Sounds interesting………how do they do this?

The company stated that ‘rather than using API calls to extremely large language models like ChatGPT, the company has engineered Spotlight AI to work with smaller models hosted on secure private cloud instances for each customer. This approach ensures optimum performance by orchestrating optimal and cost-effective models to achieve the required results’.

Although, when this site asked which ‘smaller models’ they were referring to they didn’t immediately name one. Instead they replied: ‘Hanzo uses several smaller LLMs [that are] fit for purpose, as opposed to a general purpose LLM like GPT-4.’

The next step is charging customers via gigabyte (GB) use, rather than ‘tokens’.

Or, as they explain: ‘Most generative AI systems charge based on the number of ‘tokens’ created during data processing. Tokens are numerical representations of letters, characters, phrases, or sentences that allow neural networks to process human language.

The pricing model based on tokens can be particularly costly in the legal industry where data discovery use cases require vast numbers of documents to be processed. Using generic LLMs like ChatGPT 4, which haven’t been optimized for the task, can make AI cost-prohibitive in the legal domain.’

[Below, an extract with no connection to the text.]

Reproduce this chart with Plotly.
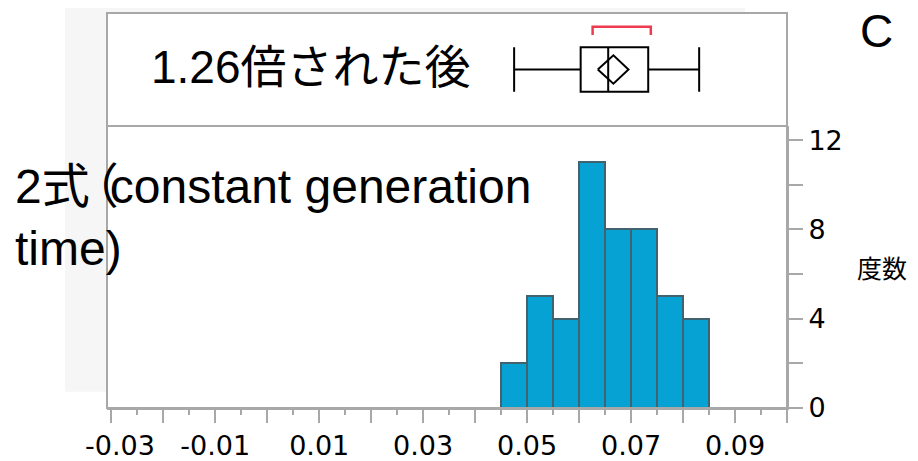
import plotly.graph_objects as go

# ---------------- data ----------------
bin_left = [0.045, 0.050, 0.055, 0.060, 0.065, 0.070, 0.075, 0.080]
counts = [2, 5, 4, 11, 8, 8, 5, 4]
bin_width = 0.005

whisker_low = 0.0475
q1 = 0.0603
median = 0.0656
q3 = 0.0733
whisker_high = 0.0831
mean = 0.0666
mean_ci = [0.0636, 0.0695]
shortest_half = [0.0626, 0.0738]

x_tickvals = [-0.03, -0.02, -0.01, 0.00, 0.01, 0.02, 0.03, 0.04, 0.05, 0.06, 0.07, 0.08, 0.09, 0.10]
x_ticktext = ["-0.03", "", "-0.01", "", "0.01", "", "0.03", "", "0.05", "", "0.07", "", "0.09", ""]
y_tickvals = [0, 2, 4, 6, 8, 10, 12]
y_ticktext = ["0", "", "4", "", "8", "", "12"]

group_label = "1.26倍された後"
row_label_parts = ["2", "式", "（", "constant generation", "time)"]
y_title = "度数"
panel_letter = "C"

# ---------------- layout geometry ----------------
# the page places the figure div with an 8px body margin
OX, OY = 8, 8
PAGE_W, PAGE_H = 918, 461
W, H = PAGE_W - OX, PAGE_H - OY
L, T = 107 - OX, 13 - OY
R, B = 131, 53
PW, PH = W - L - R, H - T - B


def px(xp):
    return (xp - OX - L) / PW


def py(yp):
    return (OY + T + PH - yp) / PH


split = py(126)

GRAY = "#a8a8a8"
BAR = "#06a2d3"
BAR_LINE = "#41626f"
RED = "#ee3a4f"
LAT = "Liberation Sans, Arial, Noto Sans CJK JP"
TICKF = "DejaVu Sans, Verdana"

fig = go.Figure()

# histogram
fig.add_trace(go.Bar(
    x=[b + bin_width / 2 for b in bin_left], y=counts, width=bin_width,
    marker=dict(color=BAR, line=dict(color=BAR_LINE, width=2)),
    xaxis="x", yaxis="y", showlegend=False, hoverinfo="skip",
))

# box plot (outlier box)
fig.add_trace(go.Box(
    y=[0], q1=[q1], median=[median], q3=[q3],
    lowerfence=[whisker_low], upperfence=[whisker_high],
    orientation="h", width=0.784, whiskerwidth=1,
    fillcolor="rgba(255,255,255,0)", line=dict(color="black", width=2),
    boxpoints=False, xaxis="x", yaxis="y2", showlegend=False, hoverinfo="skip",
))

# mean diamond
dh = 0.25
fig.add_trace(go.Scatter(
    x=[mean_ci[0], mean, mean_ci[1], mean, mean_ci[0]],
    y=[0, dh, 0, -dh, 0], mode="lines",
    line=dict(color="black", width=2), xaxis="x", yaxis="y2",
    showlegend=False, hoverinfo="skip",
))

# shortest half bracket
fig.add_trace(go.Scatter(
    x=[shortest_half[0], shortest_half[0], shortest_half[1], shortest_half[1]],
    y=[0.61, 0.757, 0.757, 0.61], mode="lines",
    line=dict(color=RED, width=2.5), xaxis="x", yaxis="y2",
    showlegend=False, hoverinfo="skip",
))

shapes = [
    # gray background region
    dict(type="rect", xref="paper", yref="paper", x0=px(65), x1=px(745), y0=py(391.7), y1=py(0),
         fillcolor="#f6f6f6", line=dict(width=0), layer="below"),
    # white plot area
    dict(type="rect", xref="paper", yref="paper", x0=0, x1=1, y0=0, y1=1,
         fillcolor="white", line=dict(width=0), layer="below"),
    # frame
    dict(type="rect", xref="paper", yref="paper", x0=0, x1=1, y0=0, y1=1,
         line=dict(color=GRAY, width=2), fillcolor="rgba(0,0,0,0)", layer="above"),
    dict(type="line", xref="paper", yref="paper", x0=0, x1=1, y0=split, y1=split,
         line=dict(color=GRAY, width=2), layer="above"),
]

p = row_label_parts
row_label = (p[0] + "<span style='letter-spacing:-19px'>" + p[1] + "</span>"
             + "<span style='letter-spacing:-9px'>" + p[2] + "</span>"
             + p[3] + "<br>" + p[4])

# the first x label is nudged right so it stays inside the frame (as in the original)
x_ticktext_shown = list(x_ticktext)
x_ticktext_shown[0] = "\u00a0\u00a0" + x_ticktext_shown[0]

annotations = [
    dict(text=group_label, xref="paper", yref="paper", x=px(149), y=py(67), xanchor="left",
         yanchor="middle", showarrow=False, font=dict(family=LAT, size=46, color="black")),
    dict(text=row_label, xref="paper", yref="paper", x=px(13), y=py(158), xanchor="left",
         yanchor="top", align="left", showarrow=False,
         font=dict(family=LAT, size=48, color="black")),
    dict(text=y_title, xref="paper", yref="paper", x=px(882), y=py(267), xanchor="center",
         yanchor="middle", showarrow=False,
         font=dict(family="Noto Sans CJK JP", size=25, color="black")),
    dict(text=panel_letter, xref="paper", yref="paper", x=px(876), y=py(31), xanchor="center",
         yanchor="middle", showarrow=False, font=dict(family=LAT, size=46, color="black")),
]

fig.update_layout(
    width=W, height=H,
    margin=dict(l=L, r=R, t=T, b=B, pad=0, autoexpand=False),
    paper_bgcolor="white", plot_bgcolor="rgba(0,0,0,0)",
    bargap=0, showlegend=False,
    shapes=shapes, annotations=annotations,
    xaxis=dict(
        range=[-0.03083, 0.10], anchor="y", showgrid=False, zeroline=False,
        automargin=False,
        showline=True, linecolor=GRAY, linewidth=2,
        tickmode="array", tickvals=x_tickvals, ticktext=x_ticktext_shown,
        ticks="outside", ticklen=13, tickwidth=2, tickcolor=GRAY,
        tickfont=dict(family=TICKF, size=27, color="black"),
        minor=dict(tickmode="linear", tick0=0, dtick=0.005, ticks="outside",
                   ticklen=5, tickwidth=2, tickcolor=GRAY, showgrid=False),
        fixedrange=True,
    ),
    yaxis=dict(
        domain=[0, split], range=[0, 12.63], anchor="x", side="right",
        automargin=False,
        showgrid=False, zeroline=False, showline=True, linecolor=GRAY, linewidth=2,
        tickmode="array", tickvals=y_tickvals, ticktext=y_ticktext,
        ticks="outside", ticklen=14, tickwidth=2, tickcolor=GRAY,
        ticklabelstandoff=0,
        tickfont=dict(family=TICKF, size=27, color="black"),
        fixedrange=True,
    ),
    yaxis2=dict(
        domain=[split, 1], range=[-1, 1], anchor="x", type="linear",
        automargin=False, visible=False, fixedrange=True,
    ),
)

fig.write_html("out.html")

So, if you are doing eDiscovery work, for example, then you’re looking at 10,000s of documents, emails, chat messages and more, which potentially means huge numbers of tokens.

And finally they add that: ‘Due to its unique approach based on optimal orchestration of smaller LLMs, Hanzo can provide a price that is 10x to 20x times lower cost, which makes adoption of this technology feasible.’

Well, that’s quite a statement…. But, it’s certainly true that LLM token costs are seen as a barrier for large-scale document analysis by some.

Julien Masanès, CEO, Hanzo, added: ‘Pricing of AI tools has been opaque, and frankly that’s limited the adoption of the technology across the profession. At Hanzo, we have worked hard to crack the economics of AI as a key factor for enterprises, recognising that the ultimate measure of success is the return on investment. AI must prove its worth by helping companies manage the overwhelming data involved in litigation and investigation. We invite all industry professionals interested in this significant shift to test and validate in their own environments.’

The company also quoted an anonymous expert in discovery at a Fortune 100 company, who said: ‘Generative AI is going to be transformational for legal and compliance functions but the cost is a barrier today. Hanzo’s work to engineer the cost out of this technology opens the door to a number of new use cases for Gen AI in legal departments, from data discovery to litigation. We also see potential for the technology in compliance, with the ability to proactively identify risks.’

Well, let’s see where this goes. It has always seemed to this site that token pricing was an odd way to go about things for users who may have spent many years thinking in terms of GBs – even if tokens make sense if you run an LLM and are an AI engineer.

As to the point about smaller LLMs, there’s some greyness there, but an example could be something like Mistral 7B, with 7 billion parameters, as compared to GPT-4’s 1.76 trillion parameters. But, let’s see how this selection of smaller LLMs evolves as well.